Graph 1: This graph displays the general number of applicants and there Status wether it be “Admitted” or “Rejected”

Numbers like these are typical for colleges, of course, varying in scale. This grpah would be consider the “granulated” or the most basic form in which the data can be graphed and displayed for viewing.

Graph 2: This set of graphs goes futher into the data providing whether an applicant is “Admitted” or “Rejected” and male or female.

In the graphs shown above we can see that compared to men, women seemed to be admitted less with about a 70% rejection rate. This also shows just how many men applied to UC Berkely compared to women who make up about 40% of applicants.

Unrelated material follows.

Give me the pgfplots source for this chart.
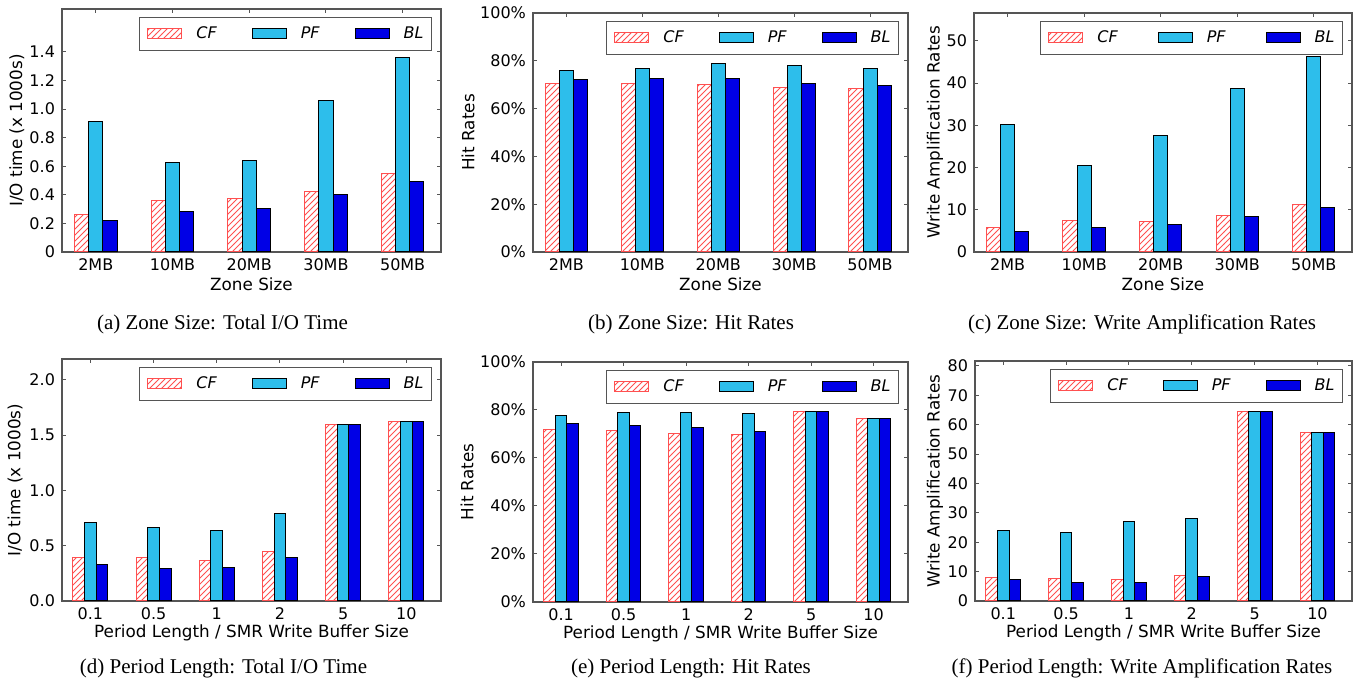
\documentclass[border=0pt]{standalone}
\usepackage{pgfplots}
\pgfplotsset{compat=1.18}
\usepackage{pgfplotstable}
\usetikzlibrary{patterns}
\usepackage{fontspec}
\setmainfont{DejaVu Sans}
\newfontfamily\capfont{Liberation Serif}
\definecolor{cfred}{RGB}{255,80,80}
\definecolor{pfcyan}{RGB}{45,190,235}
\definecolor{blblue}{RGB}{0,0,230}
\definecolor{framegray}{RGB}{85,85,85}

\pgfplotstableread{
x cf pf bl
0 0.260 0.910 0.222
1 0.357 0.625 0.282
2 0.371 0.639 0.306
3 0.425 1.062 0.401
4 0.551 1.363 0.490
}\tabA
\pgfplotstableread{
x cf pf bl
0 70.7 76.0 72.2
1 70.4 76.6 72.5
2 70.2 78.7 72.5
3 69.0 78.2 70.7
4 68.6 76.7 69.7
}\tabB
\pgfplotstableread{
x cf pf bl
0 5.7 30.2 4.9
1 7.5 20.5 5.9
2 7.2 27.5 6.6
3 8.7 38.7 8.3
4 11.3 46.4 10.6
}\tabC
\pgfplotstableread{
x cf pf bl
0 0.395 0.706 0.329
1 0.392 0.667 0.296
2 0.362 0.640 0.302
3 0.452 0.796 0.395
4 1.596 1.596 1.596
5 1.626 1.626 1.626
}\tabD
\pgfplotstableread{
x cf pf bl
0 72.0 77.9 74.4
1 71.4 78.9 73.5
2 70.3 78.9 72.6
3 69.9 78.4 71.0
4 79.5 79.5 79.5
5 76.6 76.6 76.6
}\tabE
\pgfplotstableread{
x cf pf bl
0 7.95 24.0 7.4
1 7.7 23.4 6.25
2 7.2 27.2 6.4
3 8.75 28.2 8.2
4 64.5 64.5 64.5
5 57.2 57.2 57.2
}\tabF

\pgfplotsset{
  myaxis/.style={
    scale only axis,
    ybar,
    anchor=south west,
    ymin=0,
    enlargelimits=false,
    axis line style={framegray, line width=0.6pt},
    tick style={framegray, line width=0.5pt},
    major tick length=2pt,
    tick align=inside,
    ticklabel style={font=\fontsize{8}{9.6}\selectfont},
    /pgf/number format/assume math mode=true,
    label style={font=\fontsize{8.4}{10}\selectfont},
    xlabel style={at={(axis description cs:0.5,0)}, anchor=center, yshift=-16pt},
    legend columns=3,
    legend style={at={(1,1)}, anchor=north east, xshift=-4.5pt, yshift=-4pt,
      draw=framegray, line width=0.5pt,
      font=\fontsize{8}{9.6}\selectfont\itshape,
      nodes={inner sep=0pt}, inner xsep=4pt, inner ysep=4.5pt,
      /tikz/every odd column/.append style={column sep=7pt},
      /tikz/every even column/.append style={column sep=17.5pt}},
  },
  toprow/.style={xmin=-0.44, xmax=4.5, xtick={0,1,2,3,4},
    xticklabels={2MB,10MB,20MB,30MB,50MB}, xlabel={Zone Size}},
  botrow/.style={xmin=-0.45, xmax=5.55, xtick={0,1,2,3,4,5},
    xticklabels={0.1,0.5,1,2,5,10}, xlabel={Period Length / SMR Write Buffer Size}},
  cfbar/.style={bar shift=-0.185, bar width=0.185, draw=cfred, line width=0.5pt,
    pattern=north east lines, pattern color=cfred,
    legend image code/.code={\draw[##1] (0pt,-2.5pt) rectangle (17pt,2.5pt);}},
  pfbar/.style={bar shift=0, bar width=0.185, draw=black, line width=0.5pt, fill=pfcyan,
    legend image code/.code={\draw[##1] (0pt,-2.5pt) rectangle (17pt,2.5pt);}},
  blbar/.style={bar shift=0.185, bar width=0.185, draw=black, line width=0.5pt, fill=blblue,
    legend image code/.code={\draw[##1] (0pt,-2.5pt) rectangle (17pt,2.5pt);}},
}

\begin{document}
\begin{tikzpicture}
\useasboundingbox (0,0) rectangle (679.5pt,344pt);

% (a)
\begin{axis}[myaxis, toprow, at={(31pt,218pt)}, width=189.5pt, height=121.5pt,
  ymax=1.7, ytick={0,0.2,0.4,0.6,0.8,1.0,1.2,1.4},
  yticklabels={0,0.2,0.4,0.6,0.8,1.0,1.2,1.4},
  ylabel={I/O time (x 1000s)},
  ylabel style={at={(axis description cs:-0.119,0.5)}, anchor=center}]
\addplot[cfbar] table[x=x,y=cf]{\tabA};
\addplot[pfbar] table[x=x,y=pf]{\tabA};
\addplot[blbar] table[x=x,y=bl]{\tabA};
\legend{CF,PF,BL}
\end{axis}

% (b)
\begin{axis}[myaxis, toprow, at={(266.5pt,218pt)}, width=187.5pt, height=119.5pt,
  ymax=100, ytick={0,20,40,60,80,100},
  yticklabels={0\%,20\%,40\%,60\%,80\%,100\%},
  ylabel={Hit Rates},
  ylabel style={at={(axis description cs:-0.173,0.5)}, anchor=center}]
\addplot[cfbar] table[x=x,y=cf]{\tabB};
\addplot[pfbar] table[x=x,y=pf]{\tabB};
\addplot[blbar] table[x=x,y=bl]{\tabB};
\legend{CF,PF,BL}
\end{axis}

% (c)
\begin{axis}[myaxis, toprow, at={(487pt,218pt)}, width=189pt, height=119.5pt,
  ymax=56.6, ytick={0,10,20,30,40,50},
  yticklabels={0,10,20,30,40,50},
  ylabel={Write Amplification Rates},
  ylabel style={at={(axis description cs:-0.103,0.5)}, anchor=center},
  legend style={/tikz/every even column/.append style={column sep=20pt}}]
\addplot[cfbar] table[x=x,y=cf]{\tabC};
\addplot[pfbar] table[x=x,y=pf]{\tabC};
\addplot[blbar] table[x=x,y=bl]{\tabC};
\legend{CF,PF,BL}
\end{axis}

% (d)
\begin{axis}[myaxis, botrow, at={(31pt,43.5pt)}, width=189.5pt, height=121pt,
  ymax=2.19, ytick={0,0.5,1.0,1.5,2.0},
  yticklabels={0.0,0.5,1.0,1.5,2.0},
  ylabel={I/O time (x 1000s)},
  ylabel style={at={(axis description cs:-0.124,0.5)}, anchor=center}]
\addplot[cfbar] table[x=x,y=cf]{\tabD};
\addplot[pfbar] table[x=x,y=pf]{\tabD};
\addplot[blbar] table[x=x,y=bl]{\tabD};
\legend{CF,PF,BL}
\end{axis}

% (e)
\begin{axis}[myaxis, botrow, at={(266.5pt,43pt)}, width=187.5pt, height=120pt,
  ymax=100, ytick={0,20,40,60,80,100},
  yticklabels={0\%,20\%,40\%,60\%,80\%,100\%},
  ylabel={Hit Rates},
  ylabel style={at={(axis description cs:-0.176,0.5)}, anchor=center}]
\addplot[cfbar] table[x=x,y=cf]{\tabE};
\addplot[pfbar] table[x=x,y=pf]{\tabE};
\addplot[blbar] table[x=x,y=bl]{\tabE};
\legend{CF,PF,BL}
\end{axis}

% (f)
\begin{axis}[myaxis, botrow, at={(487.5pt,43.5pt)}, width=188.5pt, height=120pt,
  ymax=81.7, ytick={0,10,20,30,40,50,60,70,80},
  yticklabels={0,10,20,30,40,50,60,70,80},
  ylabel={Write Amplification Rates},
  ylabel style={at={(axis description cs:-0.106,0.5)}, anchor=center}]
\addplot[cfbar] table[x=x,y=cf]{\tabF};
\addplot[pfbar] table[x=x,y=pf]{\tabF};
\addplot[blbar] table[x=x,y=bl]{\tabF};
\legend{CF,PF,BL}
\end{axis}

\begin{scope}[every node/.style={font=\capfont\fontsize{10.5}{12}\selectfont, inner sep=0pt}]
\node at (111.25pt,182pt) {(a) Zone Size: Total I/O Time};
\node at (345.5pt,182pt) {(b) Zone Size: Hit Rates};
\node at (571pt,182pt) {(c) Zone Size: Write Amplification Rates};
\node at (111.75pt,10pt) {(d) Period Length: Total I/O Time};
\node at (345.5pt,10pt) {(e) Period Length: Hit Rates};
\node at (571pt,10pt) {(f) Period Length: Write Amplification Rates};
\end{scope}
\end{tikzpicture}
\end{document}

Graph 3: To take a closer look at the data lets include the Departments to which applicants appied to specifically

For this graph lets break it down by “Departments” of interest

Shown in Department A the acceptance rate is good with about 22% of women being rejected

Shown in Department B we can see from the graph that women were accepted at a higher rate than men

Shown in Department F We can see that the acceptance rate is very low but it has accepted women at a higher rate than men

Here is a similar grpah made using the same data. Does it look any different?

This is a prime example of the Simpson’s Paradox

Shown in Department A the acceptance rate is decent, but seemingly about all women that applied were accepted which is hard to see due to its small size.

Shown in Department B we can see from the graph that seemingly no women applied to this department perpetuating the false “gender bias”, but again the data is hard to see or isn’t shown due to the scale of the graph.

Shown in Department F We can see that the acceptance rate is very low but it has seemingly accepted only women, this is also incredibly false but according to the graph these are the fact.